= James Dagwell =

British journalist

James Dagwell is a British journalist working predominantly as a Senior News Producer and Editor in the UK broadcasting industry.

==Early life==
James Dagwell was born in Beckenham, Kent in 1974. He spent his early years in Kent before moving to North Devon and later to East Sussex.

==Education==
He was educated at Beacon Community College, a state comprehensive in the town of Crowborough, East Sussex. He went on to study for a degree in English and Theatre Studies at Royal Holloway College, University of London.

==Life and career==
He began his career as a news desk assistant for GMTV, a breakfast TV show on ITV. He then became one of the UK's first videojournalists for a London cable news station in 1997 before moving to ITV Westcountry news in Plymouth, Devon in 1998 as a TV reporter and presenter.

He joined the BBC in 2000 as a producer for Newsround. In 2003, he moved to BBC Three at the launch of their nightly news show The 7 O'Clock News as a reporter and presenter. In 2006, he became a presenter of 60 Seconds on BBC Three for two years and launched the nightly Entertainment 24 on BBC News 24.
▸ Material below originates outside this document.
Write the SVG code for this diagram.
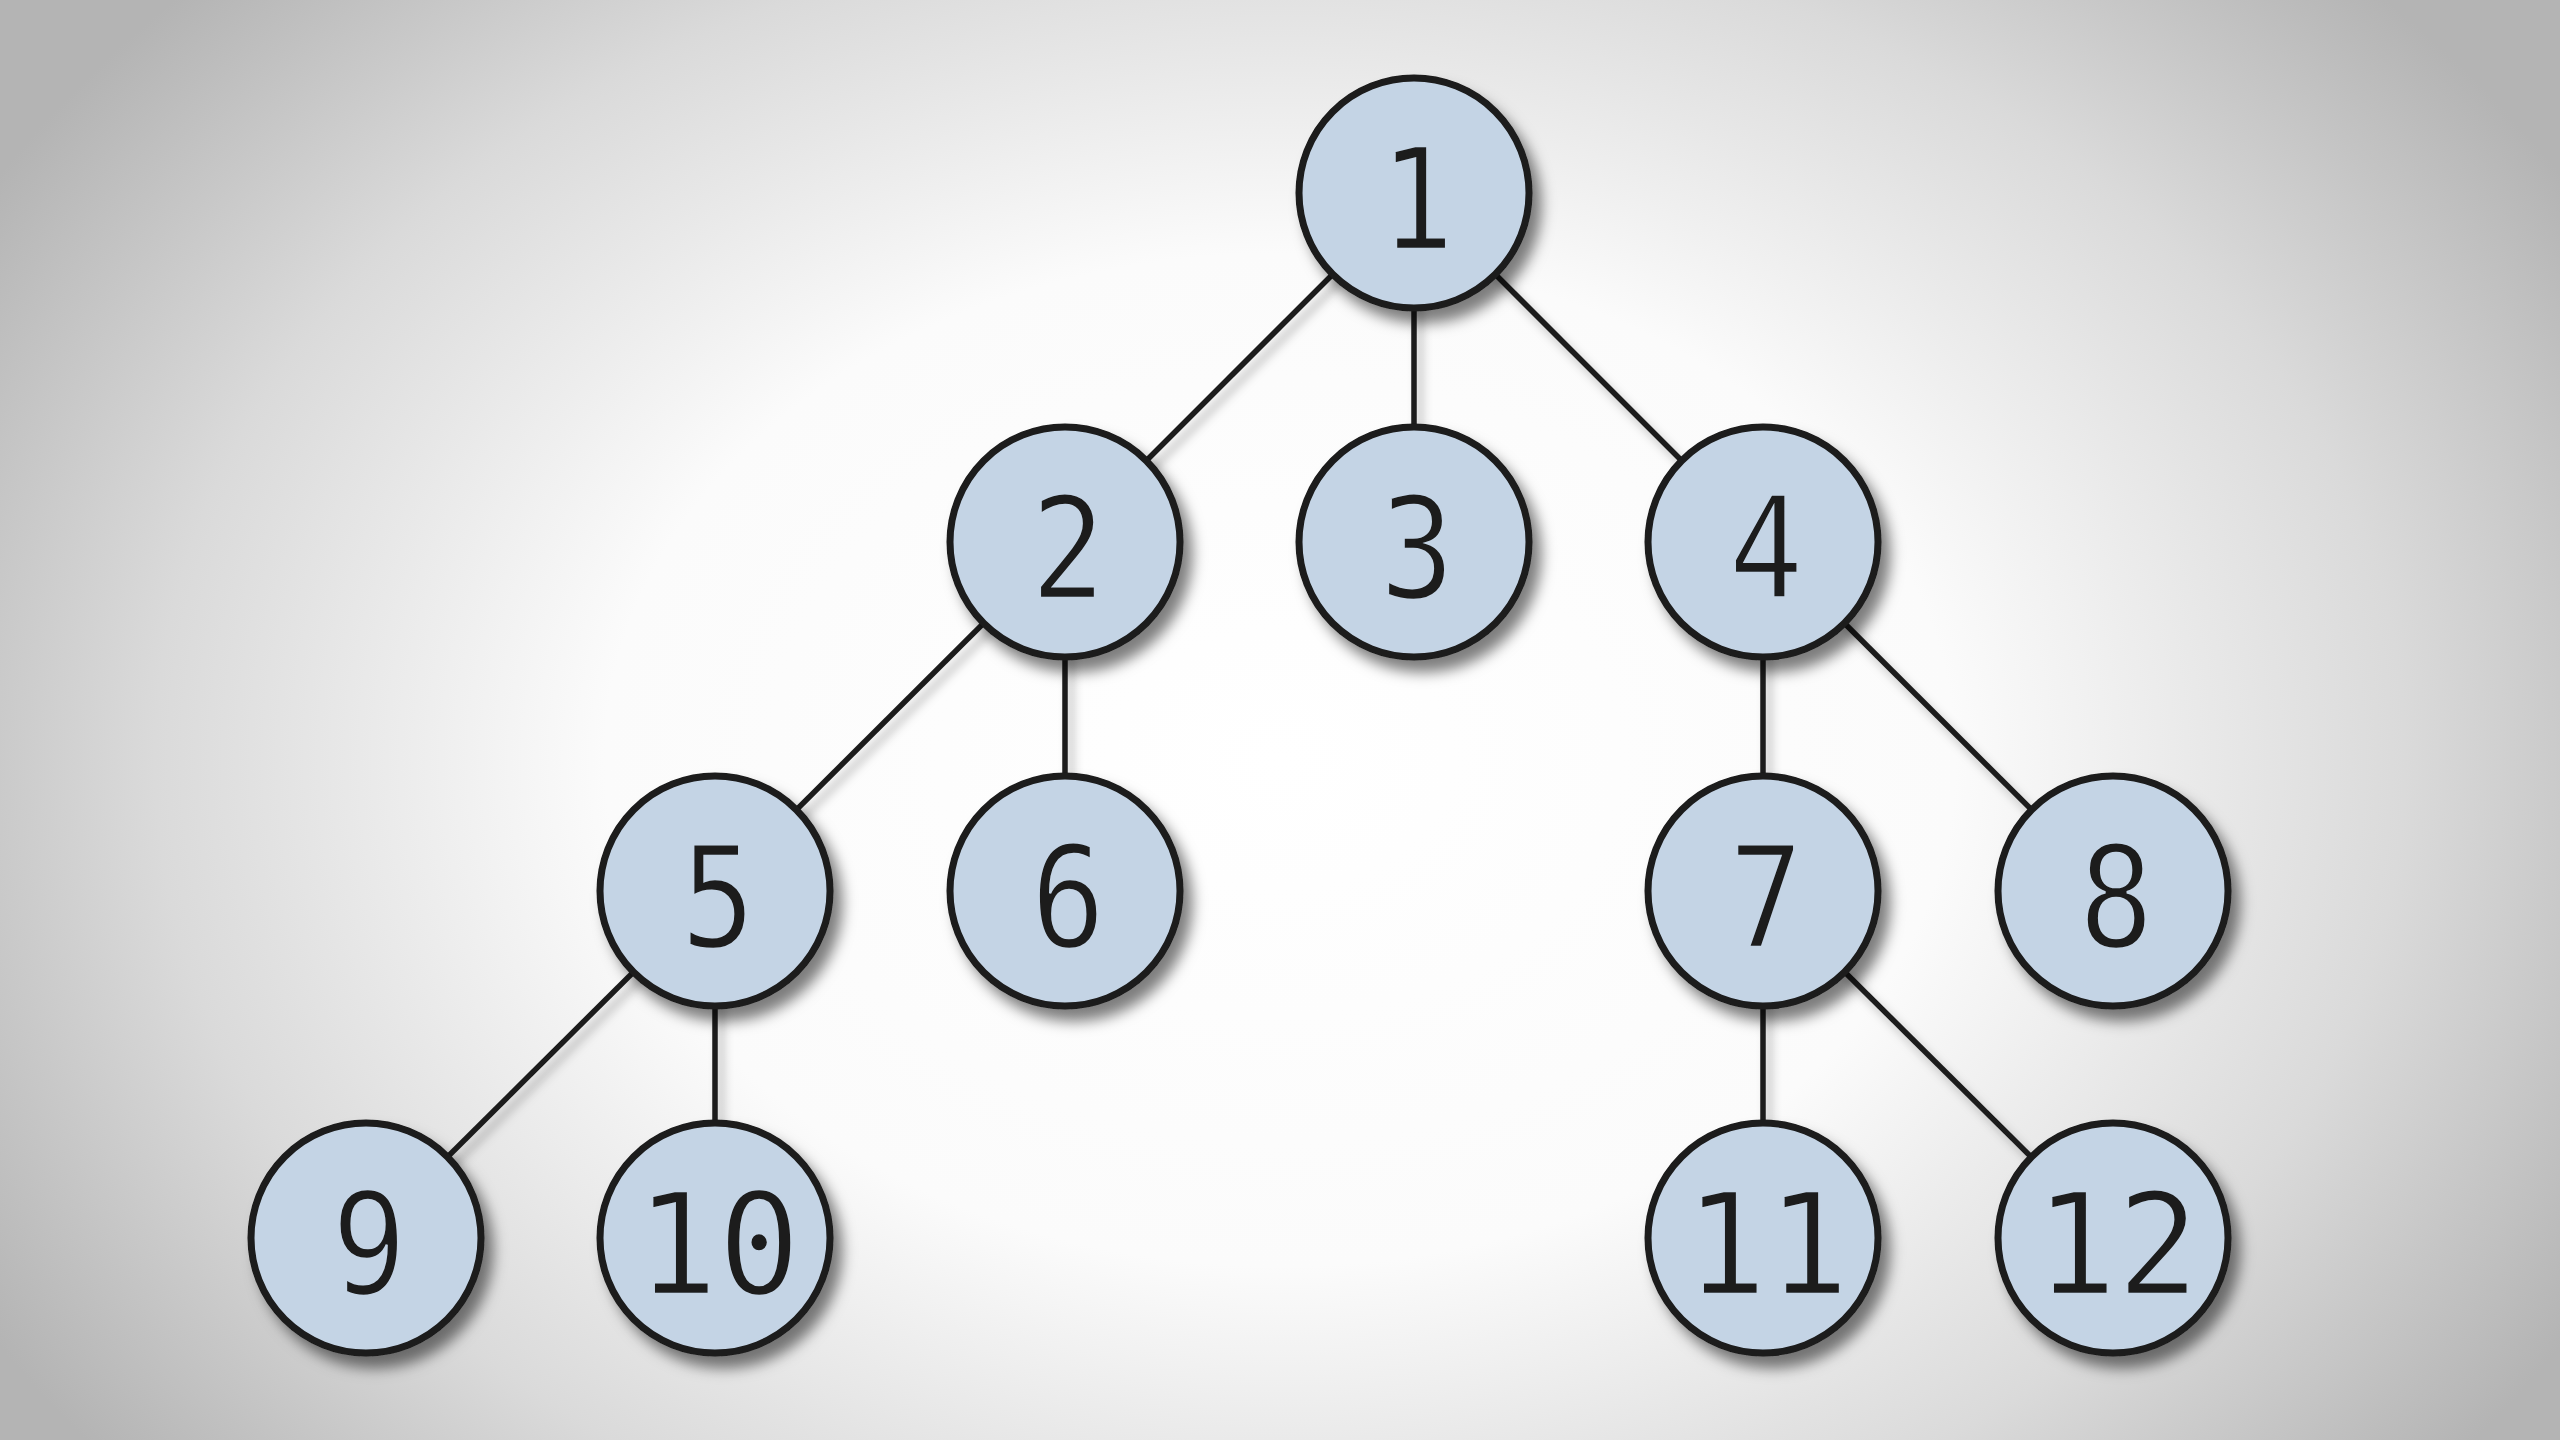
<svg xmlns="http://www.w3.org/2000/svg" width="2560" height="1440" viewBox="0 0 2560 1440">
<defs>
<radialGradient id="bg" cx="1280" cy="760" r="1500" gradientUnits="userSpaceOnUse" gradientTransform="translate(1280 760) scale(1 0.75) translate(-1280 -760)">
<stop offset="0" stop-color="#ffffff"/>
<stop offset="0.45" stop-color="#fbfbfb"/>
<stop offset="0.75" stop-color="#dadada"/>
<stop offset="1" stop-color="#b4b4b4"/>
</radialGradient>
<filter id="sh" x="-30%" y="-30%" width="160%" height="160%">
<feDropShadow dx="9" dy="12" stdDeviation="7" flood-color="#000" flood-opacity="0.5"/>
</filter>
<filter id="lsh" x="-30%" y="-30%" width="160%" height="160%">
<feDropShadow dx="6" dy="8" stdDeviation="5" flood-color="#000" flood-opacity="0.25"/>
</filter>
</defs>
<style>
.n circle{fill:#c4d4e5;stroke:#1a1a1a;stroke-width:7}
.n text{font-family:"DejaVu Sans Mono",monospace;font-size:141px;fill:#1a1a1a;stroke:#c4d4e5;stroke-width:2.5;text-anchor:middle}
#edges line{stroke:#1a1a1a;stroke-width:5.5}
</style>
<rect width="2560" height="1440" fill="url(#bg)"/>
<g id="edges" filter="url(#lsh)">
<line x1="1414" y1="193" x2="1065" y2="542"/>
<line x1="1414" y1="193" x2="1414" y2="542"/>
<line x1="1414" y1="193" x2="1763" y2="542"/>
<line x1="1065" y1="542" x2="715" y2="891"/>
<line x1="1065" y1="542" x2="1065" y2="891"/>
<line x1="1763" y1="542" x2="1763" y2="891"/>
<line x1="1763" y1="542" x2="2113" y2="891"/>
<line x1="715" y1="891" x2="366" y2="1238"/>
<line x1="715" y1="891" x2="715" y2="1238"/>
<line x1="1763" y1="891" x2="1763" y2="1238"/>
<line x1="1763" y1="891" x2="2113" y2="1238"/>
</g>
<g id="n1" class="n" filter="url(#sh)"><circle cx="1414" cy="193" r="115"/><text transform="translate(1417 249) scale(0.88 1)">1</text></g>
<g id="n2" class="n" filter="url(#sh)"><circle cx="1065" cy="542" r="115"/><text transform="translate(1068 598) scale(0.88 1)">2</text></g>
<g id="n3" class="n" filter="url(#sh)"><circle cx="1414" cy="542" r="115"/><text transform="translate(1417 598) scale(0.88 1)">3</text></g>
<g id="n4" class="n" filter="url(#sh)"><circle cx="1763" cy="542" r="115"/><text transform="translate(1766 598) scale(0.88 1)">4</text></g>
<g id="n5" class="n" filter="url(#sh)"><circle cx="715" cy="891" r="115"/><text transform="translate(718 947) scale(0.88 1)">5</text></g>
<g id="n6" class="n" filter="url(#sh)"><circle cx="1065" cy="891" r="115"/><text transform="translate(1068 947) scale(0.88 1)">6</text></g>
<g id="n7" class="n" filter="url(#sh)"><circle cx="1763" cy="891" r="115"/><text transform="translate(1766 947) scale(0.88 1)">7</text></g>
<g id="n8" class="n" filter="url(#sh)"><circle cx="2113" cy="891" r="115"/><text transform="translate(2116 947) scale(0.88 1)">8</text></g>
<g id="n9" class="n" filter="url(#sh)"><circle cx="366" cy="1238" r="115"/><text transform="translate(369 1294) scale(0.88 1)">9</text></g>
<g id="n10" class="n" filter="url(#sh)"><circle cx="715" cy="1238" r="115"/><text transform="translate(718 1294) scale(0.97 1)">10</text></g>
<g id="n11" class="n" filter="url(#sh)"><circle cx="1763" cy="1238" r="115"/><text transform="translate(1767 1294) scale(0.97 1)">11</text></g>
<g id="n12" class="n" filter="url(#sh)"><circle cx="2113" cy="1238" r="115"/><text transform="translate(2117 1294) scale(0.97 1)">12</text></g>
</svg>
In 2008 he moved to BBC World News as a TV presenter becoming a familiar face around the world. His slot was simulcast overnight on the UK-facing BBC News. He had his own entertainment show, E24, at weekends on both BBC News and BBC World News. He also occasionally presented entertainment news on Claudia Winkleman's BBC Radio 2 programme plus Your News and STORYFix, an irreverent look back at the week's news which was one of BBC News' first shareable video clips.

He took a sabbatical in 2011 and returned to the BBC in 2012 as a Senior Producer for BBC News on BBC One leading their 8pm news bulletin.
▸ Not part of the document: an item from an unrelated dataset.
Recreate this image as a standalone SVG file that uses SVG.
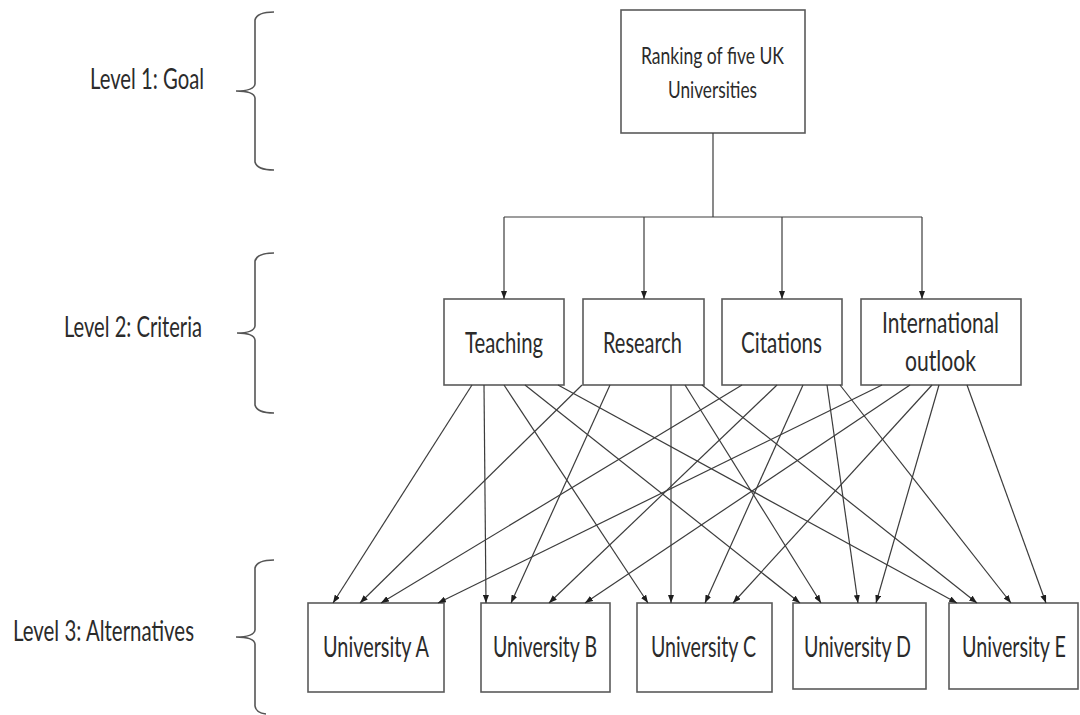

Dagwell made the move to the BBC World Service in 2016 as a Senior Producer and subsequently Editor, leading delivery of the best of BBC News to millions of consumers around the world who don't have access to free and fair information. His work included expanding the BBC's reach in new markets, commissioning and creating content and also training for new journalists.

In 2023, he joined BBC News' International Services, supporting the leadership team that oversees the BBC World Service and BBC Monitoring.